Assume I have some UTXOs that are controlled by my private key Q. Say I have spent two of the UTXOs using nonce 'N' to generate my signature. Now the (R,S) components of the signature are public and the transactions are public so everyone has access to them.

S1 = N^(-1)*[hash(m1) + Q*R] mod p

S2 = N^(-1)*[hash(m2) + Q*R] mod p

S1 - S2 = N^(-1)*[hash(m1) - hash(m2)] mod p

Even though we know S1, S2, m1 and m2, isn't solving for N^(-1), and hence N, becomes equivalent to finding the solution to the discrete logarithm?

isn't solving for N^(-1), and hence N, becomes equivalent to finding the solution to the discrete logarithm?

No, it is not.
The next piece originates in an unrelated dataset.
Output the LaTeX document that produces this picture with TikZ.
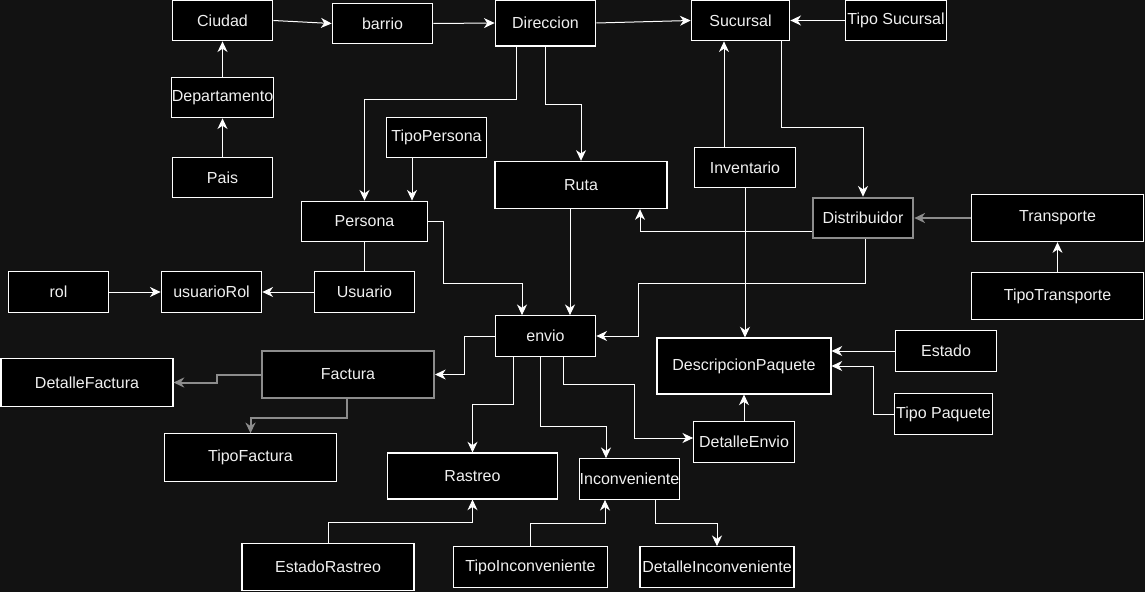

This does not require finding the discrete logarithm at all. Solving the discrete logarithm is finding the exponent to a known base. However in this problem we are trying to find the base and know what the exponent is. Furthermore, this known exponent is -1 for which finding the base of something raise to -1 is to raise the result to -1 again, i.e. taking the inverse of the inverse.

There are algorithms that exist to find the modular inverse of a number which is how N^(-1) is found in the first place. To find N, you just need to take the inverse of N^(-1) because of the identity that an inverse an inverse is the element itself.

Let me rewrite your question in a different notation, where all lowercase values are integers and uppercase values are points.

• The group generator is G (a known constant).


• The private key is q, its corresponding public key is Q = qG.


• The nonce is n, its corresponding point is R = nG.


• The X coordinate of R is r.


• The hash function is h(x).


• A signature is (r,s), where s is computed as n^-1(h(m) + qr).


• A signature is valid iff r = x(s^-1(h(m)G + rQ)).

Now for the two signatures it holds that:

• s₁ = n^-1(h(m₁) + qr)


• s₂ = n^-1(h(m₂) + qr)


• s₁ - s₂ = n^-1(h(m₁) - h(m₂))


• n = (s₁ - s₂)^-1(h(m₁) - h(m₂))

As s₁ and s₂ are just integers, (s₁ - s₂)^-1 can be trivially computed using a modular inverse; there are no elliptic curve points involved here (over which this problem would be hard).

Once you know n, you can find q by rewriting the first equation:

• ns₁ = h(m₁) + qr


• ns₁ - h(m₁) = qr


• q = r^-1(ns₁ - h(m₁))